Rondeau: A medieval French verse form typically consisting of fifteen octosyllabic lines in three stanzas with the rhyme scheme aabba aabc aabbac. The rondeau contains only two rhymes, except for the refrain, a short line indicated by the letter c. The refrain is identical to the first half of the first line and is repeated at the end of the second and third stanzas. Some critics do not count the refrains as lines and hence say the rondeau has thirteen lines.
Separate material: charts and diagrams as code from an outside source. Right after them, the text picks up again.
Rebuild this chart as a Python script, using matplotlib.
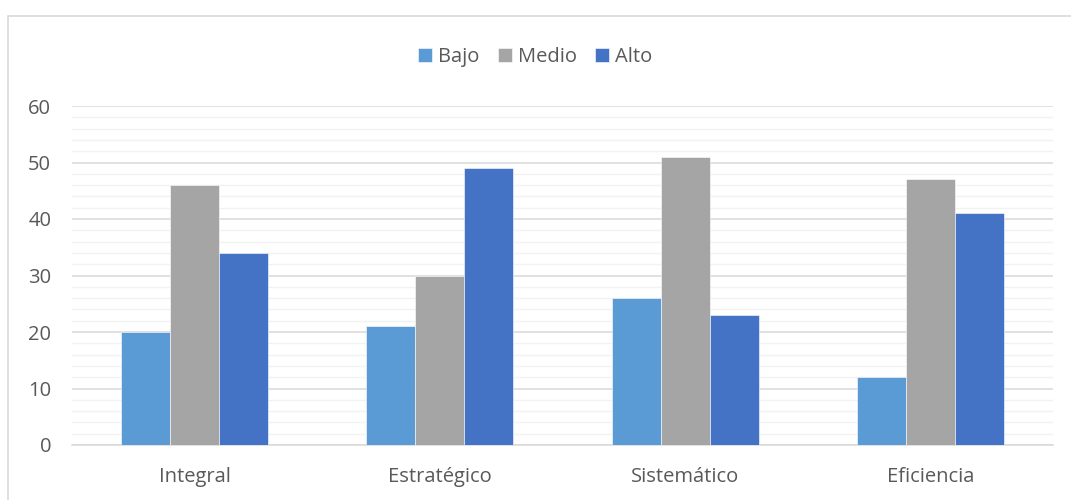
import numpy as np
import matplotlib.pyplot as plt
from matplotlib.patches import Rectangle

# Datos por dimensión y nivel
categorias = ['Integral', 'Estratégico', 'Sistemático', 'Eficiencia']
bajo = [20, 21, 26, 12]
medio = [46, 30, 51, 47]
alto = [34, 49, 23, 41]

series = [('Bajo', bajo, '#5B9BD5'), ('Medio', medio, '#A5A5A5'), ('Alto', alto, '#4472C4')]

plt.rcParams['font.family'] = ['Open Sans', 'DejaVu Sans']

fig = plt.figure(figsize=(10.71, 5), dpi=100)
ax = fig.add_axes([0.0672, 0.11, 0.916, 0.678])

x = np.arange(len(categorias))
ancho = 0.2
for i, (nombre, vals, color) in enumerate(series):
    ax.bar(x + (i - 1) * ancho, vals, width=ancho, color=color, label=nombre,
           edgecolor='white', linewidth=0.4, zorder=3)

ax.set_xlim(-0.5, len(categorias) - 0.5)
ax.set_ylim(0, 60)
ax.set_yticks(range(0, 61, 10))
ax.set_yticks(range(0, 61, 2), minor=True)
ax.grid(axis='y', which='major', color='#D9D9D9', linewidth=1.1, zorder=0)
ax.grid(axis='y', which='minor', color='#F2F2F2', linewidth=1.0, zorder=0)

ax.set_xticks(x)
ax.set_xticklabels(categorias)
ax.tick_params(axis='both', which='both', length=0, labelsize=14.5, colors='#595959')
ax.tick_params(axis='x', pad=16)
ax.tick_params(axis='y', pad=15)

for side in ['top', 'right', 'left']:
    ax.spines[side].set_visible(False)
ax.spines['bottom'].set_color('#D9D9D9')
ax.spines['bottom'].set_linewidth(1.1)

fig.legend(loc='center', bbox_to_anchor=(0.5, 0.886), ncol=3, frameon=False,
           fontsize=14.5, handlelength=0.7, handleheight=0.7, handletextpad=0.3,
           columnspacing=0.9, labelcolor='#595959')

# Marco del gráfico
fig.patches.append(Rectangle((8 / 1071, -0.1), 1.1, 0.968 + 0.1, transform=fig.transFigure,
                             fill=False, edgecolor='#D9D9D9', linewidth=1.2, clip_on=False))

fig.savefig('out.png', dpi=100)
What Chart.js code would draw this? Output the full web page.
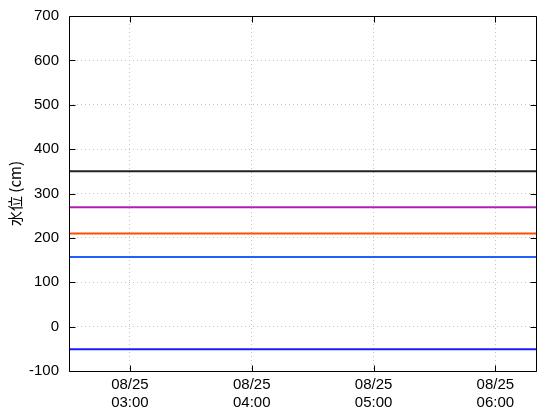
<!DOCTYPE html>
<html>
<head>
<meta charset="utf-8">
<script src="https://cdn.jsdelivr.net/npm/chart.js@4"></script>
<style>
  html, body { margin: 0; padding: 0; background: #fff; }
  #wrap { width: 560px; height: 420px; }
</style>
</head>
<body>
<div id="wrap"><canvas id="c" width="560" height="420"></canvas></div>
<script>
// ---- data ----
const dateLabel = '08/25';
const tickHours = [3, 4, 5, 6];            // x tick positions (hours)
const xStartHour = 2.5;                    // 02:30
const xEndHour = 6 + 20 / 60;              // 06:20
const levelNames = ['level 1', 'level 2', 'level 3', 'level 4', 'level 5'];
const levelValues = [350, 269, 210, 157, -51];
const yTicks = [-100, 0, 100, 200, 300, 400, 500, 600, 700];
const yTitle = '水位 (cm)';

// ---- styles ----
const levelColors = ['#222222', '#b020b8', '#ff4d00', '#2060ff', '#1a1aff'];
const FONT = '"Liberation Sans", sans-serif';
const TITLE_FONT = '"Noto Sans CJK JP", sans-serif';

const datasets = levelValues.map((v, i) => ({
  label: levelNames[i],
  data: [{ x: xStartHour, y: v }, { x: xEndHour, y: v }],
  borderColor: levelColors[i],
  borderWidth: 2,
  pointRadius: 0,
  fill: false,
  tension: 0
}));

function hh(h) {
  const H = Math.floor(h), M = Math.round((h - H) * 60);
  return String(H).padStart(2, '0') + ':' + String(M).padStart(2, '0');
}

const frame = {
  id: 'frame',
  afterDraw(chart) {
    const { ctx, chartArea: a, scales } = chart;
    ctx.save();
    ctx.strokeStyle = '#000';
    ctx.lineWidth = 1;
    ctx.beginPath();
    const L = Math.round(a.left) + 0.5, R = Math.round(a.right) + 0.5;
    const T = Math.round(a.top) + 0.5, B = Math.round(a.bottom) + 0.5;
    ctx.rect(L, T, R - L, B - T);
    // inner ticks
    const tl = 6;
    yTicks.forEach(v => {
      const y = Math.round(scales.y.getPixelForValue(v)) + 0.5;
      ctx.moveTo(L, y); ctx.lineTo(L + tl, y);
      ctx.moveTo(R, y); ctx.lineTo(R - tl, y);
    });
    tickHours.forEach(h => {
      const x = Math.round(scales.x.getPixelForValue(h)) + 0.5;
      ctx.moveTo(x, B); ctx.lineTo(x, B - tl);
      ctx.moveTo(x, T); ctx.lineTo(x, T + tl);
    });
    ctx.stroke();
    ctx.restore();
  }
};

new Chart(document.getElementById('c'), {
  type: 'line',
  data: { datasets },
  options: {
    responsive: false,
    animation: false,
    devicePixelRatio: 1,
    layout: { padding: { top: 16, right: 24, left: 0, bottom: 0 } },
    plugins: { legend: { display: false }, tooltip: { enabled: false } },
    scales: {
      x: {
        type: 'linear',
        min: xStartHour,
        max: xEndHour,
        afterBuildTicks: s => { s.ticks = tickHours.map(v => ({ value: v })); },
        afterFit: s => { s.height = 49; s.paddingLeft = 0; s.paddingRight = 0; },
        ticks: {
          color: '#000',
          font: { family: FONT, size: 15 },
          maxRotation: 0,
          padding: 5,
          callback: v => [dateLabel, hh(v)]
        },
        grid: {
          color: '#c4c4c4',
          lineWidth: 1,
          drawTicks: false,
          tickLength: 0
        },
        border: { display: false, dash: [1, 3] }
      },
      y: {
        type: 'linear',
        min: -100,
        max: 700,
        afterBuildTicks: s => { s.ticks = yTicks.map(v => ({ value: v })); },
        afterFit: s => { s.width = 69; s.paddingTop = 0; s.paddingBottom = 0; },
        ticks: {
          color: '#000',
          font: { family: FONT, size: 15 },
          padding: 10,
          callback: v => String(v)
        },
        grid: {
          color: '#c4c4c4',
          lineWidth: 1,
          drawTicks: false,
          tickLength: 0
        },
        border: { display: false, dash: [1, 3] },
        title: {
          display: true,
          text: yTitle,
          color: '#000',
          font: { family: TITLE_FONT, size: 15 },
          padding: { top: 6, bottom: 0 }
        }
      }
    }
  },
  plugins: [frame]
});
</script>
</body>
</html>
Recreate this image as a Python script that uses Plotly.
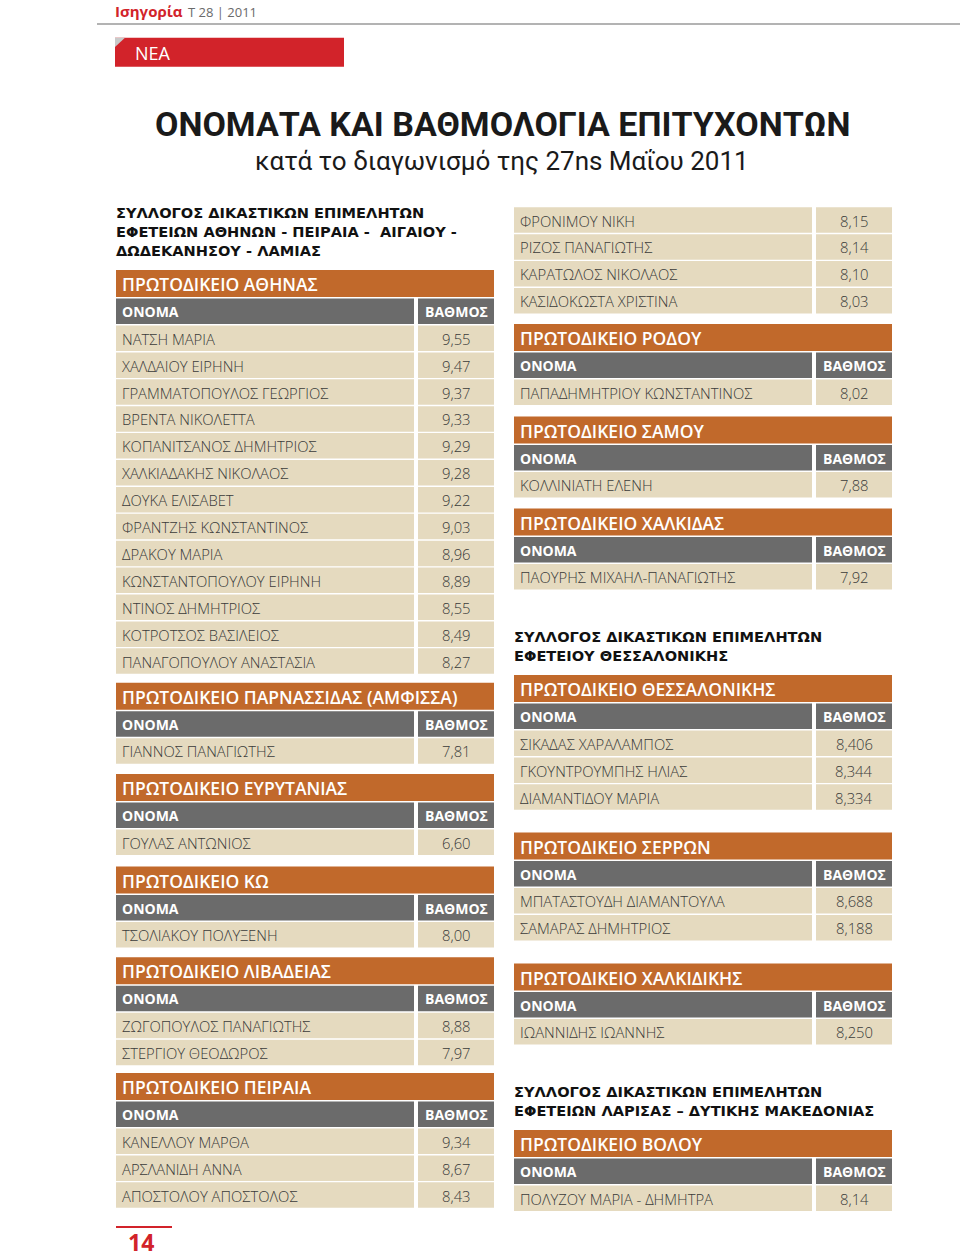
import plotly.graph_objects as go

# ---------------- DATA ----------------
page_label = "Ισηγορία"
issue_label = "Τ 28 | 2011"
section_tag = "ΝΕΑ"
title = "ΟΝΟΜΑΤΑ ΚΑΙ ΒΑΘΜΟΛΟΓΙΑ ΕΠΙΤΥΧΟΝΤΩΝ"
subtitle = "κατά το διαγωνισμό της 27ns Μαΐου 2011"
page_number = "14"
col_name_label = "ΟΝΟΜΑ"
col_score_label = "ΒΑΘΜΟΣ"

union_athens = ["ΣΥΛΛΟΓΟΣ ΔΙΚΑΣΤΙΚΩΝ ΕΠΙΜΕΛΗΤΩΝ",
                "ΕΦΕΤΕΙΩΝ ΑΘΗΝΩΝ - ΠΕΙΡΑΙΑ -  ΑΙΓΑΙΟΥ -",
                "ΔΩΔΕΚΑΝΗΣΟΥ - ΛΑΜΙΑΣ"]
union_thess = ["ΣΥΛΛΟΓΟΣ ΔΙΚΑΣΤΙΚΩΝ ΕΠΙΜΕΛΗΤΩΝ",
               "ΕΦΕΤΕΙΟΥ ΘΕΣΣΑΛΟΝΙΚΗΣ"]
union_larisa = ["ΣΥΛΛΟΓΟΣ ΔΙΚΑΣΤΙΚΩΝ ΕΠΙΜΕΛΗΤΩΝ",
                "ΕΦΕΤΕΙΩΝ ΛΑΡΙΣΑΣ – ΔΥΤΙΚΗΣ ΜΑΚΕΔΟΝΙΑΣ"]

athens_court = "ΠΡΩΤΟΔΙΚΕΙΟ ΑΘΗΝΑΣ"
athens_names = ["ΝΑΤΣΗ ΜΑΡΙΑ", "ΧΑΛΔΑΙΟΥ ΕΙΡΗΝΗ", "ΓΡΑΜΜΑΤΟΠΟΥΛΟΣ ΓΕΩΡΓΙΟΣ",
                "ΒΡΕΝΤΑ ΝΙΚΟΛΕΤΤΑ", "ΚΟΠΑΝΙΤΣΑΝΟΣ ΔΗΜΗΤΡΙΟΣ", "ΧΑΛΚΙΑΔΑΚΗΣ ΝΙΚΟΛΑΟΣ",
                "ΔΟΥΚΑ ΕΛΙΣΑΒΕΤ", "ΦΡΑΝΤΖΗΣ ΚΩΝΣΤΑΝΤΙΝΟΣ", "ΔΡΑΚΟΥ ΜΑΡΙΑ",
                "ΚΩΝΣΤΑΝΤΟΠΟΥΛΟΥ ΕΙΡΗΝΗ", "ΝΤΙΝΟΣ ΔΗΜΗΤΡΙΟΣ", "ΚΟΤΡΟΤΣΟΣ ΒΑΣΙΛΕΙΟΣ",
                "ΠΑΝΑΓΟΠΟΥΛΟΥ ΑΝΑΣΤΑΣΙΑ"]
athens_scores = ["9,55", "9,47", "9,37", "9,33", "9,29", "9,28", "9,22", "9,03",
                 "8,96", "8,89", "8,55", "8,49", "8,27"]
athens_cont_names = ["ΦΡΟΝΙΜΟΥ ΝΙΚΗ", "ΡΙΖΟΣ ΠΑΝΑΓΙΩΤΗΣ", "ΚΑΡΑΤΩΛΟΣ ΝΙΚΟΛΑΟΣ",
                     "ΚΑΣΙΔΟΚΩΣΤΑ ΧΡΙΣΤΙΝΑ"]
athens_cont_scores = ["8,15", "8,14", "8,10", "8,03"]

amfissa_court = "ΠΡΩΤΟΔΙΚΕΙΟ ΠΑΡΝΑΣΣΙΔΑΣ (ΑΜΦΙΣΣΑ)"
amfissa_names = ["ΓΙΑΝΝΟΣ ΠΑΝΑΓΙΩΤΗΣ"]
amfissa_scores = ["7,81"]

evrytania_court = "ΠΡΩΤΟΔΙΚΕΙΟ ΕΥΡΥΤΑΝΙΑΣ"
evrytania_names = ["ΓΟΥΛΑΣ ΑΝΤΩΝΙΟΣ"]
evrytania_scores = ["6,60"]

kos_court = "ΠΡΩΤΟΔΙΚΕΙΟ ΚΩ"
kos_names = ["ΤΣΟΛΙΑΚΟΥ ΠΟΛΥΞΕΝΗ"]
kos_scores = ["8,00"]

livadeia_court = "ΠΡΩΤΟΔΙΚΕΙΟ ΛΙΒΑΔΕΙΑΣ"
livadeia_names = ["ΖΩΓΟΠΟΥΛΟΣ ΠΑΝΑΓΙΩΤΗΣ", "ΣΤΕΡΓΙΟΥ ΘΕΟΔΩΡΟΣ"]
livadeia_scores = ["8,88", "7,97"]

piraeus_court = "ΠΡΩΤΟΔΙΚΕΙΟ ΠΕΙΡΑΙΑ"
piraeus_names = ["ΚΑΝΕΛΛΟΥ ΜΑΡΘΑ", "ΑΡΣΛΑΝΙΔΗ ΑΝΝΑ", "ΑΠΟΣΤΟΛΟΥ ΑΠΟΣΤΟΛΟΣ"]
piraeus_scores = ["9,34", "8,67", "8,43"]

rodos_court = "ΠΡΩΤΟΔΙΚΕΙΟ ΡΟΔΟΥ"
rodos_names = ["ΠΑΠΑΔΗΜΗΤΡΙΟΥ ΚΩΝΣΤΑΝΤΙΝΟΣ"]
rodos_scores = ["8,02"]

samos_court = "ΠΡΩΤΟΔΙΚΕΙΟ ΣΑΜΟΥ"
samos_names = ["ΚΟΛΛΙΝΙΑΤΗ ΕΛΕΝΗ"]
samos_scores = ["7,88"]

chalkida_court = "ΠΡΩΤΟΔΙΚΕΙΟ ΧΑΛΚΙΔΑΣ"
chalkida_names = ["ΠΑΟΥΡΗΣ ΜΙΧΑΗΛ-ΠΑΝΑΓΙΩΤΗΣ"]
chalkida_scores = ["7,92"]

thess_court = "ΠΡΩΤΟΔΙΚΕΙΟ ΘΕΣΣΑΛΟΝΙΚΗΣ"
thess_names = ["ΣΙΚΑΔΑΣ ΧΑΡΑΛΑΜΠΟΣ", "ΓΚΟΥΝΤΡΟΥΜΠΗΣ ΗΛΙΑΣ", "ΔΙΑΜΑΝΤΙΔΟΥ ΜΑΡΙΑ"]
thess_scores = ["8,406", "8,344", "8,334"]

serres_court = "ΠΡΩΤΟΔΙΚΕΙΟ ΣΕΡΡΩΝ"
serres_names = ["ΜΠΑΤΑΣΤΟΥΔΗ ΔΙΑΜΑΝΤΟΥΛΑ", "ΣΑΜΑΡΑΣ ΔΗΜΗΤΡΙΟΣ"]
serres_scores = ["8,688", "8,188"]

chalkidiki_court = "ΠΡΩΤΟΔΙΚΕΙΟ ΧΑΛΚΙΔΙΚΗΣ"
chalkidiki_names = ["ΙΩΑΝΝΙΔΗΣ ΙΩΑΝΝΗΣ"]
chalkidiki_scores = ["8,250"]

volos_court = "ΠΡΩΤΟΔΙΚΕΙΟ ΒΟΛΟΥ"
volos_names = ["ΠΟΛΥΖΟΥ ΜΑΡΙΑ - ΔΗΜΗΤΡΑ"]
volos_scores = ["8,14"]

# ---------------- LAYOUT (positions in page pixels) ----------------
W, H = 960, 1258
ORANGE = "#c1692b"
GREY = "#6b6b6b"
BEIGE = "#e5dabf"
RED = "#d2232a"
TXT = "#3a3a3a"
SANS = "Open Sans, Noto Sans, sans-serif"

COL_X = {"L": 116, "R": 514}
NAME_W = 298
SCORE_X0 = 302
COL_W = 378
ROW_PITCH = 26.9
ROW_H = 25.5

# (kind, payload, column, top y)
blocks = [
    ("heading", union_athens, "L", 212),
    ("court", (athens_court, athens_names, athens_scores), "L", 270),
    ("court", (amfissa_court, amfissa_names, amfissa_scores), "L", 682.7),
    ("court", (evrytania_court, evrytania_names, evrytania_scores), "L", 774),
    ("court", (kos_court, kos_names, kos_scores), "L", 866.5),
    ("court", (livadeia_court, livadeia_names, livadeia_scores), "L", 957.3),
    ("court", (piraeus_court, piraeus_names, piraeus_scores), "L", 1073),
    ("rows", (athens_cont_names, athens_cont_scores), "R", 207.3),
    ("court", (rodos_court, rodos_names, rodos_scores), "R", 324),
    ("court", (samos_court, samos_names, samos_scores), "R", 416.5),
    ("court", (chalkida_court, chalkida_names, chalkida_scores), "R", 508.5),
    ("heading", union_thess, "R", 636),
    ("court", (thess_court, thess_names, thess_scores), "R", 675),
    ("court", (serres_court, serres_names, serres_scores), "R", 832.5),
    ("court", (chalkidiki_court, chalkidiki_names, chalkidiki_scores), "R", 963.5),
    ("heading", union_larisa, "R", 1091.5),
    ("court", (volos_court, volos_names, volos_scores), "R", 1130),
]

shapes = []
annots = []

LIGHT = dict(family=SANS, size=14.8, color=TXT, weight=300)


def rect(x0, y0, x1, y1, color):
    shapes.append(dict(type="rect", xref="x", yref="y", x0=x0, x1=x1, y0=y0, y1=y1,
                       fillcolor=color, line=dict(width=0), layer="below"))


def text(x, y, s, font, xanchor="left"):
    annots.append(dict(x=x, y=y, xref="x", yref="y", text=s, showarrow=False,
                       xanchor=xanchor, yanchor="middle", font=font, borderpad=0))


def data_rows(x0, top, names, scores):
    for i, (n, s) in enumerate(zip(names, scores)):
        y0 = top + i * ROW_PITCH
        rect(x0, y0, x0 + NAME_W, y0 + ROW_H, BEIGE)
        rect(x0 + SCORE_X0, y0, x0 + COL_W, y0 + ROW_H, BEIGE)
        yc = y0 + ROW_H / 2 + 0.5
        text(x0 + 5, yc, n, LIGHT)
        text(x0 + (SCORE_X0 + COL_W) / 2, yc, s, LIGHT, "center")


for kind, payload, col, top in blocks:
    x0 = COL_X[col]
    if kind == "heading":
        for j, line in enumerate(payload):
            text(x0 - 1, top + j * 19.3, "<b>" + line + "</b>",
                 dict(family="DejaVu Sans, Open Sans, sans-serif", size=14.6, color="#111111"))
    elif kind == "rows":
        names, scores = payload
        data_rows(x0, top, names, scores)
    else:
        court, names, scores = payload
        rect(x0, top, x0 + COL_W, top + 27, ORANGE)
        text(x0 + 5, top + 14, court, dict(family=SANS, size=17.5, color="white", weight=600))
        gy = top + 28.5
        rect(x0, gy, x0 + NAME_W, gy + 25.5, GREY)
        rect(x0 + SCORE_X0, gy, x0 + COL_W, gy + 25.5, GREY)
        hf = dict(family=SANS, size=14, color="white", weight=700)
        text(x0 + 5, gy + 13, col_name_label, hf)
        text(x0 + (SCORE_X0 + COL_W) / 2, gy + 13, col_score_label, hf, "center")
        data_rows(x0, top + 55.5, names, scores)

# page header
shapes.append(dict(type="line", xref="x", yref="y", x0=97, x1=W, y0=24, y1=24,
                   line=dict(color="#9a9a9a", width=1.5)))
text(114, 11, "<b>" + page_label + "</b>", dict(family=SANS, size=15, color=RED))
text(187, 11.5, issue_label, dict(family=SANS, size=13, color="#6a6a6a"))
rect(115, 37.7, 344, 66.7, RED)
shapes.append(dict(type="path", xref="x", yref="y", path="M 115 37.7 L 125 37.7 L 115 47 Z",
                   fillcolor="#c9c9c9", line=dict(width=0)))
text(134, 52.5, section_tag, dict(family=SANS, size=18, color="white"))

# titles
text(503, 124, "<b>" + title + "</b>",
     dict(family="Roboto, Liberation Sans, sans-serif", size=34, color="#1a1a1a"), "center")
text(502, 161, subtitle,
     dict(family="Roboto, Liberation Sans, sans-serif", size=26, color="#1a1a1a"), "center")

# page number
shapes.append(dict(type="line", xref="x", yref="y", x0=116, x1=172, y0=1227, y1=1227,
                   line=dict(color=RED, width=2)))
text(127, 1241.5, "<b>" + page_number + "</b>", dict(family=SANS, size=23, color=RED))

fig = go.Figure()
fig.update_layout(
    width=W, height=H, margin=dict(l=0, r=0, t=0, b=0),
    paper_bgcolor="white", plot_bgcolor="white",
    xaxis=dict(range=[0, W], visible=False, fixedrange=True),
    yaxis=dict(range=[H, 0], visible=False, fixedrange=True),
    shapes=shapes, annotations=annots, showlegend=False,
)
fig.write_html("out.html", config={"displayModeBar": False},
               post_script="document.body.style.margin='0';document.body.style.overflow='hidden';")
Practitioners of the form include sixteenth-century French poet Clément Marot, seventeenth-century German poet Georg Rudolf Weckherlin, nineteenth-century French poets Alfred de Musset and Théodore de Banville, and Victorian-era English poet Austin Dobson.

Variations on the rondeau, each built entirely on two rhymes, include the rondeau redoublé, the rondel, and the roundel. The rondeau redoublé, a rare form, consists of six abab quatrains in which each line of the first quatrain correspondingly appears as the last line of the next four quatrains and the first line also appears as the last line of the poem. The rondel consists of thirteen or fourteen lines in three stanzas with the rhyme scheme abba abab abbaa(b). The first two lines are repeated as a refrain at the end of the second stanza. In a thirteen-line rondel, the first line is also repeated at the end of the third stanza; in a fourteen liner, both of the first two lines are repeated, making a complete refrain. (A simpler form of the rondel is now called the triolet.) Unlike the rondeau, the rondel uses entire rather than partial lines for the refrain. The roundel, a variation developed by Victorian poet Algernon Charles Swinburne, consists of eleven lines in three stanzas with the rhyme scheme abaB bab abaB. Like the rondeau, the roundel has a refrain (B) identical to the first half of the first line, but unlike in the rondeau, the refrain has the same rhyme as the lines marked b.

The term roundel is also sometimes used synonymously with both rondeau and rondel.

EXAMPLES: John McCrae’s rondeau “In Flanders Fields” (1915):

In Flanders fields the poppies blow

Between the crosses, row on row,

That mark our place; and in the sky,

The larks, still bravely singing, fly,

Scarce heard amid the guns below.

We are the Dead; short days ago

We lived, felt dawn, saw sunset glow,

Loved and were loved, and now we lie

In Flanders fields.

Take up our quarrel with the foe.

To you from failing hands we throw

The torch; be yours to hold it high.

If ye break faith with us who die

We shall not sleep, though poppies grow

In Flanders fields.

Other examples include Swinburne’s A Century of Roundels (1883), Dorothy Parker’s “Rondeau Redoublé (and Scarcely Worth the Trouble, at That)” (1926), Frank O’Hara’s “Three Rondels” (1954), and Marilyn Hacker’s “Rondeau After a Transatlantic Telephone Call” (1980).